- _Exercise description_
Leaving the pictures aside, transcribe every line below exactly.

- _Data section_
# # # # # # #
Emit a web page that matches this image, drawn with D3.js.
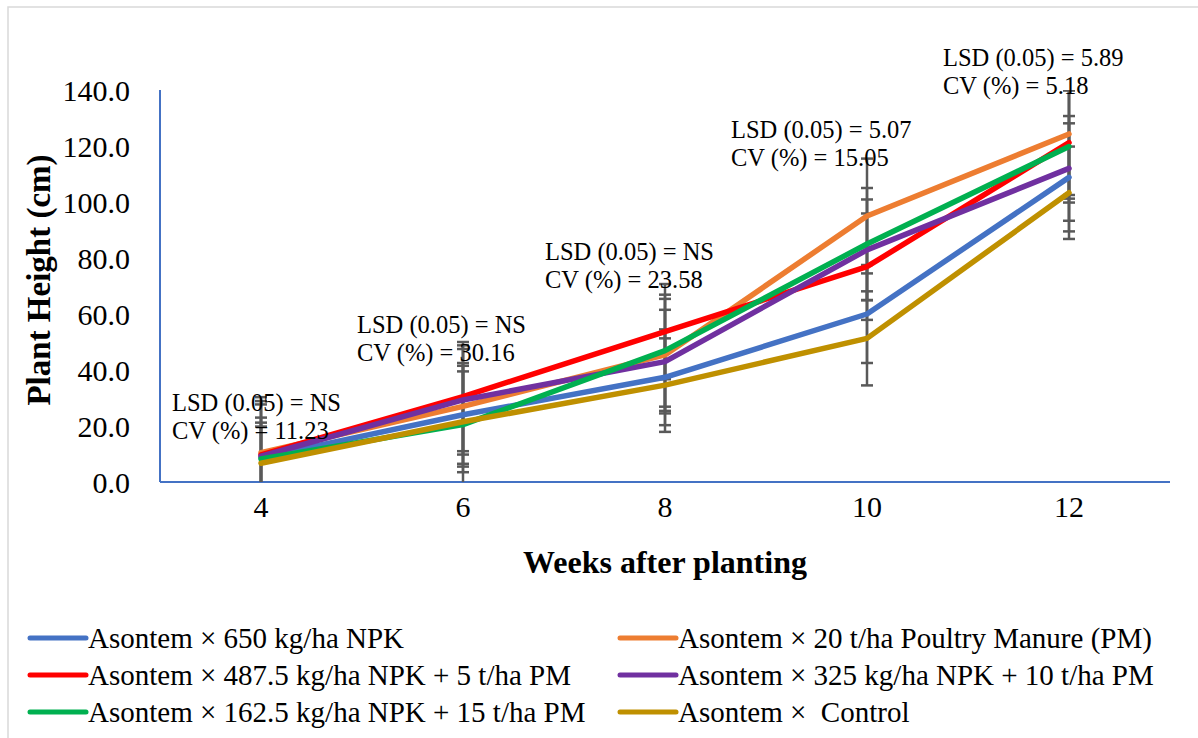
<!DOCTYPE html>
<html>
<head>
<meta charset="utf-8">
<title>Plant height</title>
<style>
  body { margin: 0; background: #fff; }
  svg text { font-family: "Liberation Serif", "Times New Roman", serif; fill: #000; }
</style>
</head>
<body>
<svg width="1198" height="738"></svg>
<script src="https://d3js.org/d3.v7.min.js"></script>
<script>
  // data
  const weeks = ["4", "6", "8", "10", "12"];
  const seriesNames = [
    "Asontem × 650 kg/ha NPK",
    "Asontem × 20 t/ha Poultry Manure (PM)",
    "Asontem × 487.5 kg/ha NPK + 5 t/ha PM",
    "Asontem × 325 kg/ha NPK + 10 t/ha PM",
    "Asontem × 162.5 kg/ha NPK + 15 t/ha PM",
    "Asontem ×  Control"
  ];
  const npk650   = [8.7, 24.0, 37.4, 60.0, 108.8];
  const pm20     = [10.5, 27.0, 45.4, 95.0, 124.3];
  const npk487   = [9.7, 30.5, 53.7, 76.9, 121.2];
  const npk325   = [9.2, 29.3, 43.0, 82.9, 112.0];
  const npk162   = [8.2, 20.5, 46.9, 85.0, 119.8];
  const control  = [6.7, 21.5, 34.6, 51.3, 103.3];

  const errNpk650  = [14.3, 18.5, 17.1, 17.5, 19.3];
  const errPm20    = [19.8, 20.5, 20.0, 20.5, 21.8];
  const errNpk487  = [19.2, 19.5, 17.0, 19.0, 20.0];
  const errNpk325  = [18.5, 19.5, 18.5, 18.0, 18.7];
  const errNpk162  = [13.0, 21.0, 20.0, 20.0, 20.0];
  const errControl = [13.1, 18.0, 16.7, 16.8, 16.5];

  const lsdLabels = ["LSD (0.05) = NS", "LSD (0.05) = NS", "LSD (0.05) = NS", "LSD (0.05) = 5.07", "LSD (0.05) = 5.89"];
  const cvLabels  = ["CV (%) = 11.23", "CV (%) = 30.16", "CV (%) = 23.58", "CV (%) = 15.05", "CV (%) = 5.18"];

  const yTicks = [0, 20, 40, 60, 80, 100, 120, 140];

  const colors = ["#4472C4", "#ED7D31", "#FF0000", "#7030A0", "#00B050", "#BF9000"];
  const values = [npk650, pm20, npk487, npk325, npk162, control];
  const errors = [errNpk650, errPm20, errNpk487, errNpk325, errNpk162, errControl];

  const series = seriesNames.map((name, i) => ({
    name: name,
    color: colors[i],
    points: weeks.map((w, j) => ({ week: w, v: values[i][j], e: errors[i][j] }))
  }));

  const svg = d3.select("svg");
  const plotLeft = 160, plotRight = 1170, plotTop = 90, plotBottom = 482;

  // chart border
  svg.append("rect")
    .attr("x", 8).attr("y", 7)
    .attr("width", 1300).attr("height", 800)
    .attr("fill", "none")
    .attr("stroke", "#d9d9d9")
    .attr("stroke-width", 1.5);

  const x = d3.scaleBand().domain(weeks).range([plotLeft, plotRight]);
  const y = d3.scaleLinear().domain([0, 140]).range([plotBottom, plotTop]);
  const cx = w => x(w) + x.bandwidth() / 2;

  svg.append("defs").append("clipPath").attr("id", "plot")
    .append("rect")
    .attr("x", plotLeft).attr("y", plotTop)
    .attr("width", plotRight - plotLeft).attr("height", plotBottom - plotTop);

  // y tick labels
  const yAxis = svg.append("g")
    .attr("transform", `translate(${plotLeft},0)`)
    .call(d3.axisLeft(y).tickValues(yTicks).tickFormat(d3.format(".1f")).tickSize(0).tickPadding(30));
  yAxis.select(".domain").remove();
  yAxis.selectAll("text")
    .style("font-size", "30px")
    .attr("font-family", null)
    .attr("dy", "0.34em");

  // x tick labels
  const xAxis = svg.append("g")
    .attr("transform", `translate(0,${plotBottom})`)
    .call(d3.axisBottom(x).tickSize(0).tickPadding(14));
  xAxis.select(".domain").remove();
  xAxis.selectAll("text")
    .style("font-size", "30px")
    .attr("font-family", null)
    .attr("dy", "0.71em");

  // axis lines
  svg.append("line")
    .attr("x1", plotLeft).attr("x2", plotLeft).attr("y1", plotTop).attr("y2", plotBottom)
    .attr("stroke", "#4472C4").attr("stroke-width", 2);
  svg.append("line")
    .attr("x1", plotLeft).attr("x2", plotRight).attr("y1", plotBottom).attr("y2", plotBottom)
    .attr("stroke", "#4472C4").attr("stroke-width", 2);

  const plot = svg.append("g").attr("clip-path", "url(#plot)");

  // error bars
  series.forEach(s => {
    const g = plot.append("g").attr("stroke", "#595959").attr("stroke-width", 2.5);
    s.points.forEach(p => {
      g.append("line")
        .attr("x1", cx(p.week)).attr("x2", cx(p.week))
        .attr("y1", y(p.v - p.e)).attr("y2", y(p.v + p.e));
      [p.v - p.e, p.v + p.e].forEach(c => {
        g.append("line")
          .attr("x1", cx(p.week) - 6).attr("x2", cx(p.week) + 6)
          .attr("y1", y(c)).attr("y2", y(c));
      });
    });
  });

  // series lines
  const line = d3.line().x(d => cx(d.week)).y(d => y(d.v));
  series.forEach(s => {
    svg.append("path")
      .datum(s.points)
      .attr("d", line)
      .attr("fill", "none")
      .attr("stroke", s.color)
      .attr("stroke-width", 5.5)
      .attr("stroke-linejoin", "round")
      .attr("stroke-linecap", "round");
  });

  // LSD / CV notes
  const noteDx = [-89, -106, -120, -136, -126];
  const noteY = [411, 333, 260, 138, 66];
  weeks.forEach((w, i) => {
    const t = svg.append("text")
      .attr("x", cx(w) + noteDx[i])
      .attr("y", noteY[i])
      .style("font-size", "24.5px");
    t.append("tspan").attr("x", cx(w) + noteDx[i]).text(lsdLabels[i]);
    t.append("tspan").attr("x", cx(w) + noteDx[i]).attr("dy", 28).text(cvLabels[i]);
  });

  // axis titles
  svg.append("text")
    .attr("transform", "translate(50,280) rotate(-90)")
    .attr("text-anchor", "middle")
    .style("font-size", "33px")
    .style("font-weight", "bold")
    .text("Plant Height (cm)");

  svg.append("text")
    .attr("x", (plotLeft + plotRight) / 2)
    .attr("y", 573)
    .attr("text-anchor", "middle")
    .style("font-size", "32px")
    .style("font-weight", "bold")
    .text("Weeks after planting");

  // legend
  const legend = svg.append("g");
  series.forEach((s, i) => {
    const col = i % 2, row = Math.floor(i / 2);
    const lx = col === 0 ? 30 : 620;
    const ly = 638 + row * 37;
    legend.append("line")
      .attr("x1", lx).attr("x2", lx + 56)
      .attr("y1", ly).attr("y2", ly)
      .attr("stroke", s.color)
      .attr("stroke-width", 5)
      .attr("stroke-linecap", "round");
    legend.append("text")
      .attr("x", lx + 58)
      .attr("y", ly + 10)
      .style("font-size", "29px")
      .style("white-space", "pre")
      .text(s.name);
  });
</script>
</body>
</html>
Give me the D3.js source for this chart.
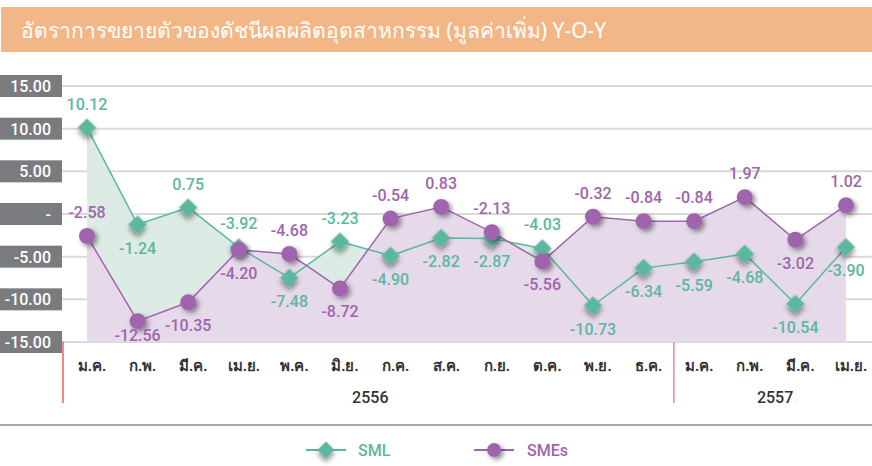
# # # # # # #
- _Output of the task_
Emit a web page that matches this image, drawn with D3.js.
<!DOCTYPE html>
<html>
<head>
<meta charset="utf-8">
<title>Plant height</title>
<style>
  body { margin: 0; background: #fff; }
  svg text { font-family: "Liberation Serif", "Times New Roman", serif; fill: #000; }
</style>
</head>
<body>
<svg width="1198" height="738"></svg>
<script src="https://d3js.org/d3.v7.min.js"></script>
<script>
  // data
  const weeks = ["4", "6", "8", "10", "12"];
  const seriesNames = [
    "Asontem × 650 kg/ha NPK",
    "Asontem × 20 t/ha Poultry Manure (PM)",
    "Asontem × 487.5 kg/ha NPK + 5 t/ha PM",
    "Asontem × 325 kg/ha NPK + 10 t/ha PM",
    "Asontem × 162.5 kg/ha NPK + 15 t/ha PM",
    "Asontem ×  Control"
  ];
  const npk650   = [8.7, 24.0, 37.4, 60.0, 108.8];
  const pm20     = [10.5, 27.0, 45.4, 95.0, 124.3];
  const npk487   = [9.7, 30.5, 53.7, 76.9, 121.2];
  const npk325   = [9.2, 29.3, 43.0, 82.9, 112.0];
  const npk162   = [8.2, 20.5, 46.9, 85.0, 119.8];
  const control  = [6.7, 21.5, 34.6, 51.3, 103.3];

  const errNpk650  = [14.3, 18.5, 17.1, 17.5, 19.3];
  const errPm20    = [19.8, 20.5, 20.0, 20.5, 21.8];
  const errNpk487  = [19.2, 19.5, 17.0, 19.0, 20.0];
  const errNpk325  = [18.5, 19.5, 18.5, 18.0, 18.7];
  const errNpk162  = [13.0, 21.0, 20.0, 20.0, 20.0];
  const errControl = [13.1, 18.0, 16.7, 16.8, 16.5];

  const lsdLabels = ["LSD (0.05) = NS", "LSD (0.05) = NS", "LSD (0.05) = NS", "LSD (0.05) = 5.07", "LSD (0.05) = 5.89"];
  const cvLabels  = ["CV (%) = 11.23", "CV (%) = 30.16", "CV (%) = 23.58", "CV (%) = 15.05", "CV (%) = 5.18"];

  const yTicks = [0, 20, 40, 60, 80, 100, 120, 140];

  const colors = ["#4472C4", "#ED7D31", "#FF0000", "#7030A0", "#00B050", "#BF9000"];
  const values = [npk650, pm20, npk487, npk325, npk162, control];
  const errors = [errNpk650, errPm20, errNpk487, errNpk325, errNpk162, errControl];

  const series = seriesNames.map((name, i) => ({
    name: name,
    color: colors[i],
    points: weeks.map((w, j) => ({ week: w, v: values[i][j], e: errors[i][j] }))
  }));

  const svg = d3.select("svg");
  const plotLeft = 160, plotRight = 1170, plotTop = 90, plotBottom = 482;

  // chart border
  svg.append("rect")
    .attr("x", 8).attr("y", 7)
    .attr("width", 1300).attr("height", 800)
    .attr("fill", "none")
    .attr("stroke", "#d9d9d9")
    .attr("stroke-width", 1.5);

  const x = d3.scaleBand().domain(weeks).range([plotLeft, plotRight]);
  const y = d3.scaleLinear().domain([0, 140]).range([plotBottom, plotTop]);
  const cx = w => x(w) + x.bandwidth() / 2;

  svg.append("defs").append("clipPath").attr("id", "plot")
    .append("rect")
    .attr("x", plotLeft).attr("y", plotTop)
    .attr("width", plotRight - plotLeft).attr("height", plotBottom - plotTop);

  // y tick labels
  const yAxis = svg.append("g")
    .attr("transform", `translate(${plotLeft},0)`)
    .call(d3.axisLeft(y).tickValues(yTicks).tickFormat(d3.format(".1f")).tickSize(0).tickPadding(30));
  yAxis.select(".domain").remove();
  yAxis.selectAll("text")
    .style("font-size", "30px")
    .attr("font-family", null)
    .attr("dy", "0.34em");

  // x tick labels
  const xAxis = svg.append("g")
    .attr("transform", `translate(0,${plotBottom})`)
    .call(d3.axisBottom(x).tickSize(0).tickPadding(14));
  xAxis.select(".domain").remove();
  xAxis.selectAll("text")
    .style("font-size", "30px")
    .attr("font-family", null)
    .attr("dy", "0.71em");

  // axis lines
  svg.append("line")
    .attr("x1", plotLeft).attr("x2", plotLeft).attr("y1", plotTop).attr("y2", plotBottom)
    .attr("stroke", "#4472C4").attr("stroke-width", 2);
  svg.append("line")
    .attr("x1", plotLeft).attr("x2", plotRight).attr("y1", plotBottom).attr("y2", plotBottom)
    .attr("stroke", "#4472C4").attr("stroke-width", 2);

  const plot = svg.append("g").attr("clip-path", "url(#plot)");

  // error bars
  series.forEach(s => {
    const g = plot.append("g").attr("stroke", "#595959").attr("stroke-width", 2.5);
    s.points.forEach(p => {
      g.append("line")
        .attr("x1", cx(p.week)).attr("x2", cx(p.week))
        .attr("y1", y(p.v - p.e)).attr("y2", y(p.v + p.e));
      [p.v - p.e, p.v + p.e].forEach(c => {
        g.append("line")
          .attr("x1", cx(p.week) - 6).attr("x2", cx(p.week) + 6)
          .attr("y1", y(c)).attr("y2", y(c));
      });
    });
  });

  // series lines
  const line = d3.line().x(d => cx(d.week)).y(d => y(d.v));
  series.forEach(s => {
    svg.append("path")
      .datum(s.points)
      .attr("d", line)
      .attr("fill", "none")
      .attr("stroke", s.color)
      .attr("stroke-width", 5.5)
      .attr("stroke-linejoin", "round")
      .attr("stroke-linecap", "round");
  });

  // LSD / CV notes
  const noteDx = [-89, -106, -120, -136, -126];
  const noteY = [411, 333, 260, 138, 66];
  weeks.forEach((w, i) => {
    const t = svg.append("text")
      .attr("x", cx(w) + noteDx[i])
      .attr("y", noteY[i])
      .style("font-size", "24.5px");
    t.append("tspan").attr("x", cx(w) + noteDx[i]).text(lsdLabels[i]);
    t.append("tspan").attr("x", cx(w) + noteDx[i]).attr("dy", 28).text(cvLabels[i]);
  });

  // axis titles
  svg.append("text")
    .attr("transform", "translate(50,280) rotate(-90)")
    .attr("text-anchor", "middle")
    .style("font-size", "33px")
    .style("font-weight", "bold")
    .text("Plant Height (cm)");

  svg.append("text")
    .attr("x", (plotLeft + plotRight) / 2)
    .attr("y", 573)
    .attr("text-anchor", "middle")
    .style("font-size", "32px")
    .style("font-weight", "bold")
    .text("Weeks after planting");

  // legend
  const legend = svg.append("g");
  series.forEach((s, i) => {
    const col = i % 2, row = Math.floor(i / 2);
    const lx = col === 0 ? 30 : 620;
    const ly = 638 + row * 37;
    legend.append("line")
      .attr("x1", lx).attr("x2", lx + 56)
      .attr("y1", ly).attr("y2", ly)
      .attr("stroke", s.color)
      .attr("stroke-width", 5)
      .attr("stroke-linecap", "round");
    legend.append("text")
      .attr("x", lx + 58)
      .attr("y", ly + 10)
      .style("font-size", "29px")
      .style("white-space", "pre")
      .text(s.name);
  });
</script>
</body>
</html>
Give me the D3.js source for this chart.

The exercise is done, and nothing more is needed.